As you respond to these objections meaningfully, the client will either return with more questions or move forward with the deal. Let’s look at how that can play out next.
Section 4: Structuring the deal
Once a prospect decides to buy your product, it’s time to close the deal. Closing the deal involves documenting the deal terms, receiving payment, and implementing the solution.
Contracts play a significant role in enterprise deals because they lay out expectations on both sides. A typical contract will outline the agreement’s scope, identify key milestones and timelines, establish a payment schedule, and outline any relevant terms and conditions.
Implementation is another crucial element of closing the deal. Depending on your product, your client might be able to implement your solution themselves without your help. For example, if you’re selling a cloud CRM solution, a client could easily create an account on your platform, configure it, get users on board, set up deals, etc., all on their own.
Other cases are more complex and require your support for successful implementation. If you’re selling a warehouse management solution to a multinational e-commerce company, for instance, you may need to coordinate the implementation with their teams across different geographies.
When structuring complex deals, you need the right tools to deliver information quickly so you can make decisions faster. For example, if you use Salesforce, you can set up your deal room in Slack to access deal data on the fly. Momentum syncs deal data between Salesforce and Slack so that your team is never out of the loop.
Sales coordination tools (like Momentum) are a must-have for enterprise sales teams who value speed and efficiency when structuring deals. Once your product is up and running, it’s time to understand how they are using the solution and if they’re getting value from it. This is where customer success and support come in.

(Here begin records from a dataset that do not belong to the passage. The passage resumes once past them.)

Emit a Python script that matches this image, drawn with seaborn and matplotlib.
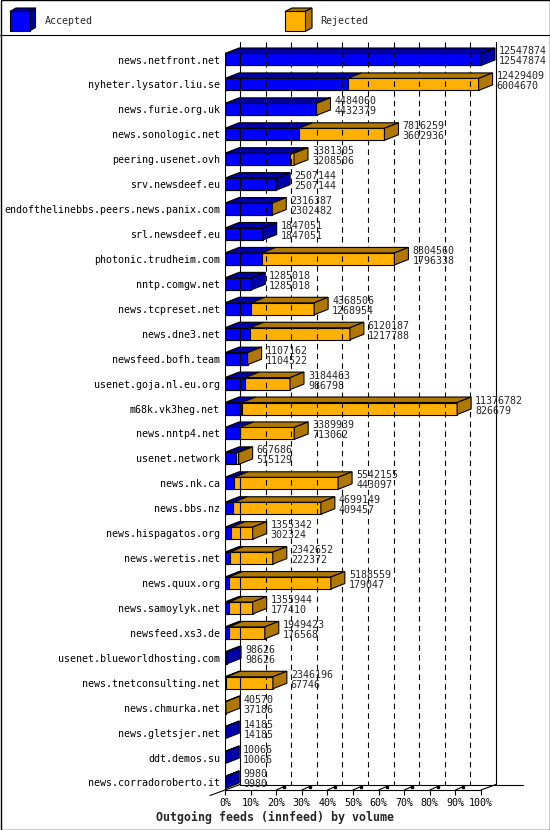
import pandas as pd
import seaborn as sns
import matplotlib.pyplot as plt
from matplotlib.patches import Polygon, Rectangle
from matplotlib.lines import Line2D

# innfeed outgoing feeds: offered (total) and accepted articles per peer
peers = [
    "news.netfront.net", "nyheter.lysator.liu.se", "news.furie.org.uk",
    "news.sonologic.net", "peering.usenet.ovh", "srv.newsdeef.eu",
    "endofthelinebbs.peers.news.panix.com", "srl.newsdeef.eu",
    "photonic.trudheim.com", "nntp.comgw.net", "news.tcpreset.net",
    "news.dne3.net", "newsfeed.bofh.team", "usenet.goja.nl.eu.org",
    "m68k.vk3heg.net", "news.nntp4.net", "usenet.network", "news.nk.ca",
    "news.bbs.nz", "news.hispagatos.org", "news.weretis.net",
    "news.quux.org", "news.samoylyk.net", "newsfeed.xs3.de",
    "usenet.blueworldhosting.com", "news.tnetconsulting.net",
    "news.chmurka.net", "news.gletsjer.net", "ddt.demos.su",
    "news.corradoroberto.it",
]
offered = [
    12547874, 12429409, 4484060, 7816259, 3381305, 2507144, 2316387,
    1847051, 8304560, 1285018, 4368506, 6120187, 1107162, 3184463,
    11376782, 3389939, 667686, 5542155, 4699149, 1355342, 2342652,
    5188559, 1355944, 1949423, 98626, 2346196, 40570, 14185, 10066, 9980,
]
accepted = [
    12547874, 6004670, 4432379, 3602936, 3208506, 2507144, 2302482,
    1847051, 1796338, 1285018, 1268954, 1217788, 1104522, 986798,
    826679, 713062, 515129, 443097, 409457, 302324, 222372, 179047,
    177410, 176568, 98626, 67746, 37186, 14185, 10066, 9980,
]
tick_pct = [0, 10, 20, 30, 40, 50, 60, 70, 80, 90, 100]

BLUE, BLUE_DARK = "#0000ff", "#0000a8"
ORANGE, ORANGE_DARK = "#ffb000", "#b07800"

df = pd.DataFrame({"peer": peers, "offered": offered, "accepted": accepted})
vmax = df["offered"].max()

sns.set_style("white")
plt.rcParams["font.family"] = ["DejaVu Sans Mono"]
plt.rcParams["lines.scale_dashes"] = False

W, H = 550, 830
fig = plt.figure(figsize=(W / 100, H / 100), dpi=100)

# layout in pixels (from top-left)
x0_px, row0_px, row_px = 225, 59.5, 24.93
top_px, bot_px, right_px = 37, 795, 525
px = vmax / 256.0           # data units per pixel along x
def yv(p):                  # pixel row -> category units
    return (p - row0_px) / row_px

ax = fig.add_axes([x0_px / W, 1 - bot_px / H, (right_px - x0_px) / W, (bot_px - top_px) / H])

bar_h = 12 / row_px
dx, dy = 14 * px, 5.5 / row_px

sns.barplot(data=df, y="peer", x="offered", orient="h", color=ORANGE, saturation=1,
            edgecolor="black", linewidth=0.8, width=bar_h, errorbar=None, ax=ax)
sns.barplot(data=df, y="peer", x="accepted", orient="h", color=BLUE, saturation=1,
            edgecolor="black", linewidth=0.8, width=bar_h, errorbar=None, ax=ax)

ax.set_xlim(0, (right_px - x0_px) * px)
ax.set_ylim(yv(bot_px), yv(top_px))

# 3d top and side faces
n = len(df)
for i, row in df.iterrows():
    p = ax.patches[i]
    yt, yb = p.get_y(), p.get_y() + p.get_height()
    T, A = row["offered"], row["accepted"]
    faces = [([(0, yt), (A, yt), (A + dx, yt - dy), (dx, yt - dy)], BLUE_DARK)]
    if T > A:
        faces.append(([(A, yt), (T, yt), (T + dx, yt - dy), (A + dx, yt - dy)], ORANGE_DARK))
    side = ORANGE_DARK if T > A else BLUE_DARK
    faces.append(([(T, yt), (T, yb), (T + dx, yb - dy), (T + dx, yt - dy)], side))
    for pts, c in faces:
        ax.add_patch(Polygon(pts, closed=True, facecolor=c, edgecolor="black",
                             linewidth=0.8, zorder=3))
    yc = (yt + yb) / 2
    ax.text(T + 18 * px, yc - 8 / row_px, str(T), fontsize=7.2, va="center", ha="left")
    ax.text(T + 18 * px, yc + 2 / row_px, str(A), fontsize=7.2, va="center", ha="left")

# back plane grid
bdx, bdy = 15 * px, 5.5 / row_px
floor_front = yv(790)
floor_back = floor_front - bdy
for k in tick_pct:
    xg = vmax * k / 100 + bdx
    ls = "-" if k in (0, 100) else (0, (4, 3))
    ax.plot([xg, xg], [yv(42), floor_back], color="black", lw=0.8, ls=ls, zorder=1)

# floor and front axis
ax.plot([-15 * px, bdx], [floor_front + bdy, floor_back], color="black", lw=0.8, clip_on=False)
ax.plot([0, vmax], [floor_front, floor_front], color="black", lw=0.8)
ax.plot([vmax, vmax + bdx], [floor_front, floor_back], color="black", lw=0.8)
ax.plot([bdx, (523 - x0_px) * px], [floor_back, floor_back], color="black", lw=0.8)
ax.plot([0, 0], [yv(53.5), floor_front], color="black", lw=0.8, zorder=1)
for k in tick_pct[2:-1]:
    xk = vmax * k / 100
    ax.plot([xk, xk + 8 * px], [floor_front, floor_front - 3.5 / row_px], color="black",
            lw=0.8, marker="s", markersize=2, markevery=[1])

ax.set_xticks([vmax * k / 100 for k in tick_pct], labels=[f"{k}%" for k in tick_pct])
ax.tick_params(axis="x", direction="in", length=3.6, width=0.8, pad=2, labelsize=7.2,
               colors="black", bottom=True)
ax.tick_params(axis="y", length=0, pad=3.6, labelsize=7.2, colors="black")
ax.set_xlabel("")
ax.set_ylabel("")
for s in ax.spines.values():
    s.set_visible(False)
ax.set_facecolor("none")

# legend cubes
def cube(x, y, size, ddx, ddy, front, dark):
    f = lambda a, b: (a / W, 1 - b / H)
    pts_front = [f(x, y), f(x + size, y), f(x + size, y + size), f(x, y + size)]
    pts_top = [f(x, y), f(x + ddx, y - ddy), f(x + size + ddx, y - ddy), f(x + size, y)]
    pts_side = [f(x + size, y), f(x + size + ddx, y - ddy), f(x + size + ddx, y + size - ddy),
                f(x + size, y + size)]
    for pts, c in [(pts_top, dark), (pts_side, dark), (pts_front, front)]:
        fig.add_artist(Polygon(pts, closed=True, facecolor=c, edgecolor="black",
                               linewidth=0.8, transform=fig.transFigure))

cube(10, 11.5, 19.5, 6, 3.5, BLUE, BLUE_DARK)
cube(285, 11.5, 20, 7, 3.5, ORANGE, ORANGE_DARK)
fig.text(45 / W, 1 - 20.5 / H, "Accepted", fontsize=7.2, va="center")
fig.text(320 / W, 1 - 20.5 / H, "Rejected", fontsize=7.2, va="center")

fig.add_artist(Line2D([0, 1], [1 - 35 / H] * 2, color="black", lw=0.8))
fig.add_artist(Rectangle((0.5 / W, 0.5 / H), 1 - 1 / W, 1 - 1 / H, fill=False,
                         edgecolor="black", lw=1.0, transform=fig.transFigure))

fig.text(156 / W, 1 - 817 / H, "Outgoing feeds (innfeed) by volume",
         fontsize=8.4, fontweight="bold", va="center")

fig.savefig("out.png", dpi=100)
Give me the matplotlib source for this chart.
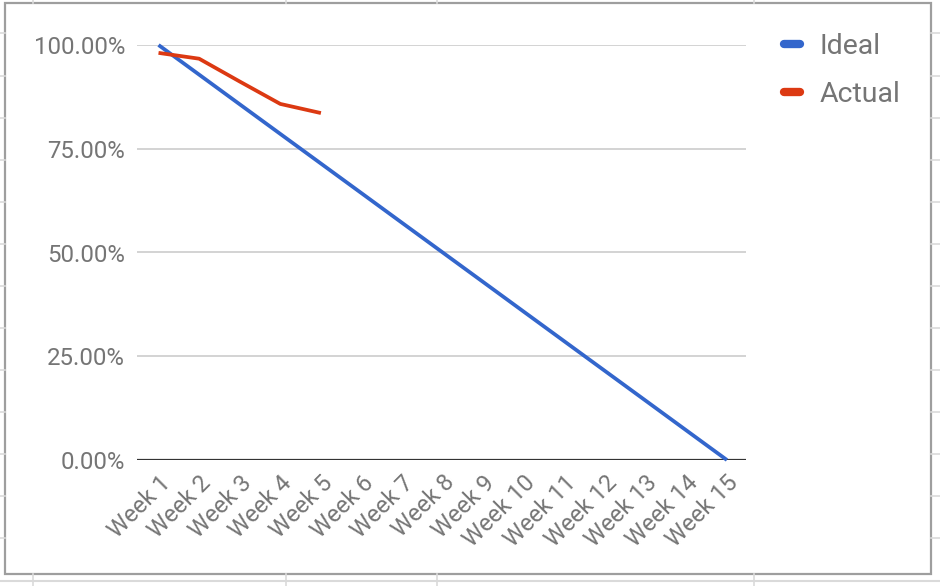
import matplotlib
matplotlib.use("Agg")
import matplotlib.pyplot as plt
import matplotlib.transforms as mtransforms
from matplotlib.lines import Line2D
from matplotlib.patches import Rectangle

# burndown data (percent of work remaining)
weeks = ["Week 1", "Week 2", "Week 3", "Week 4", "Week 5", "Week 6", "Week 7", "Week 8",
         "Week 9", "Week 10", "Week 11", "Week 12", "Week 13", "Week 14", "Week 15"]
ideal = [100.0, 92.86, 85.71, 78.57, 71.43, 64.29, 57.14, 50.0,
         42.86, 35.71, 28.57, 21.43, 14.29, 7.14, 0.0]
actual = [98.1, 96.7, 91.2, 85.8, 83.6]
yticks = [0, 25, 50, 75, 100]
ytick_labels = ["0.00%", "25.00%", "50.00%", "75.00%", "100.00%"]

W, H = 940, 586
BLUE = "#3366cc"
RED = "#dc3912"
TXT = "#757575"

plt.rcParams['font.family'] = ['Roboto', 'DejaVu Sans']

fig = plt.figure(figsize=(W / 100, H / 100), dpi=100)
fig.patch.set_facecolor("white")


def fx(px):
    return px / W


def fy(py):
    return 1 - py / H


# spreadsheet cell lines behind the chart frame
cell = "#dadada"
for yy in [33, 76, 118, 160, 202, 244, 286, 328, 370, 412, 454, 496, 538]:
    fig.add_artist(Line2D([0, fx(5)], [fy(yy), fy(yy)], color=cell, lw=1.2, transform=fig.transFigure))
    fig.add_artist(Line2D([fx(931), 1], [fy(yy), fy(yy)], color=cell, lw=1.2, transform=fig.transFigure))
fig.add_artist(Line2D([0, 1], [fy(581), fy(581)], color=cell, lw=1.5, transform=fig.transFigure))
for xx in [33, 286, 437, 754]:
    fig.add_artist(Line2D([fx(xx), fx(xx)], [1, fy(3)], color=cell, lw=1.2, transform=fig.transFigure))
    fig.add_artist(Line2D([fx(xx), fx(xx)], [fy(574), 0], color=cell, lw=1.2, transform=fig.transFigure))
# chart frame
fig.add_artist(Rectangle((fx(5), fy(574)), fx(931) - fx(5), fy(3) - fy(574), fill=False,
                         edgecolor="#9e9e9e", lw=1.6, transform=fig.transFigure))

ax = fig.add_axes([fx(137), fy(460), fx(746) - fx(137), fy(45) - fy(460)])
ax.set_facecolor("none")

x = list(range(len(weeks)))
ax.set_xlim(-0.53, 14.47)
ax.set_ylim(0, 100)

for t in yticks[1:]:
    ax.axhline(t, color="#c8c8c8", lw=1.1, zorder=1)
ax.axhline(0, color="#333333", lw=1.6, zorder=2)

ax.plot(x, ideal, color=BLUE, lw=2.7, clip_on=False, zorder=3, solid_capstyle="butt")
ax.plot(x[:len(actual)], actual, color=RED, lw=2.7, clip_on=False, zorder=4, solid_capstyle="butt")

for s in ax.spines.values():
    s.set_visible(False)

ax.set_yticks(yticks)
ax.set_yticklabels(ytick_labels, fontsize=17.3, color=TXT)
ax.tick_params(axis="y", length=0, pad=8.5)

ax.set_xticks(x)
ax.set_xticklabels(weeks, fontsize=17, color=TXT, rotation=45, ha="right", va="top",
                   rotation_mode="anchor")
ax.tick_params(axis="x", length=0, pad=8)
off = mtransforms.ScaledTranslation(0, 0, fig.dpi_scale_trans)
for lab in ax.get_xticklabels():
    lab.set_transform(lab.get_transform() + off)

handles = [Line2D([], [], color=BLUE, lw=6, solid_capstyle="round"),
           Line2D([], [], color=RED, lw=6, solid_capstyle="round")]
leg = fig.legend(handles, ["Ideal", "Actual"], loc="upper left",
                 bbox_to_anchor=(fx(784), fy(33)), frameon=False, fontsize=20.5,
                 handlelength=0.55, handletextpad=0.7, labelspacing=0.75,
                 borderpad=0, borderaxespad=0)
for t in leg.get_texts():
    t.set_color(TXT)

fig.savefig("out.png", dpi=100, facecolor="white")
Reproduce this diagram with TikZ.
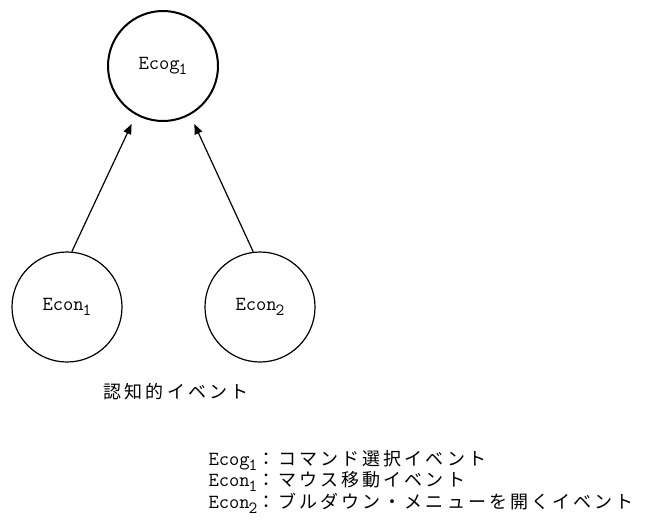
\documentclass[tikz,border=0pt]{standalone}
\usepackage{fontspec}
\newfontfamily\jp[LetterSpace=17]{Noto Sans CJK JP}
\usetikzlibrary{arrows.meta}
\newcommand{\lat}[2]{{\ttfamily\fontsize{20}{20}\selectfont #1\kern-1pt\raisebox{-5pt}{\fontsize{17}{17}\selectfont #2}}}
\begin{document}
\begin{tikzpicture}[x=1pt,y=-1pt]
\tikzset{
  ev/.style={circle,draw,minimum size=110pt,inner sep=0pt,line width=1.2pt},
  topev/.style={ev,line width=2pt},
  arr/.style={-{Triangle[length=10pt,width=8pt]},line width=1.2pt,shorten >=10pt},
  jptext/.style={font=\jp\fontsize{18}{18}\selectfont}
}
\useasboundingbox (0,0) rectangle (661,528);
\node[topev] (g) at (163,66) {\lat{Ecog}{1}};
\node[ev] (c1) at (67,307) {\lat{Econ}{1}};
\node[ev] (c2) at (260,307) {\lat{Econ}{2}};
\draw[arr] (c1.85) -- (g.-119);
\draw[arr] (c2.97) -- (g.-61);
\node[jptext] (lbl) at (176,392) {認知的イベント};
\node[jptext,anchor=west,align=left] (leg) at (205,482) {\lat{Ecog}{1}：コマンド選択イベント\\
\lat{Econ}{1}：マウス移動イベント\\
\lat{Econ}{2}：ブルダウン・メニューを開くイベント};
\end{tikzpicture}
\end{document}
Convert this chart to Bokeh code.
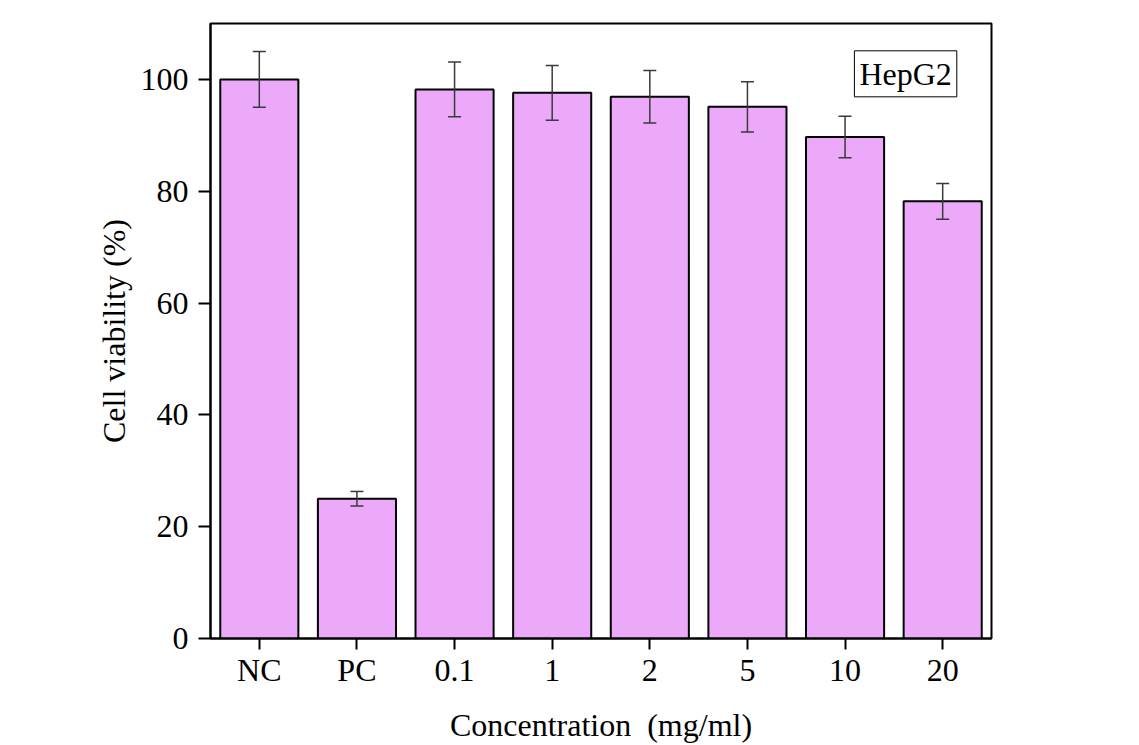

Section 5: Customer success and support
The sale is not the end of the engagement. After your customer starts using your product, your job is to help them extract maximum value from customer success and customer support.
#1 Customer success
Customer success involves everything you do to make sure your customers are using your product correctly and getting value from it. This can include:
- Showing them how to use your product
- Providing training that covers new or existing features
- Configuring third-party integrations with your product
- Providing regular feedback on progress made, ROI achieved, etc.
- Establishing a “help desk” where customers can log bugs or submit feature requests
- Performing product upgrades as needed
#2 Customer support
There are many channels you can provide ongoing customer support through, including the following:
- Live chat: This is a direct, real-time communication channel with customers who have questions or suggestions. Live chat gives you real-time context and helps you provide quick assistance.
- Email: Email is a convenient way to provide support and document all customer communications.
- Phone calls: This channel works best for customers who need urgent support and want to speak to a customer rep.
- Self-service support: This is training material that your customer can access and view on their own, 24/7.
- Social media and community forums: You can monitor social media and online forums to respond to questions from your customers quickly.
- Chatbots: A chatbot allows you to give real-time support to customers without involving any humans.
Build an effective sales cycle
As a sales leader, finding ways to improve your customer’s buying process and shorten the enterprise sales cycle can help you land more deals. Using the above framework allows you to organize your time and efforts more effectively and optimize your sales funnel for success. While certain aspects may require sales training for your sales organization, the investment is well worth the outcome.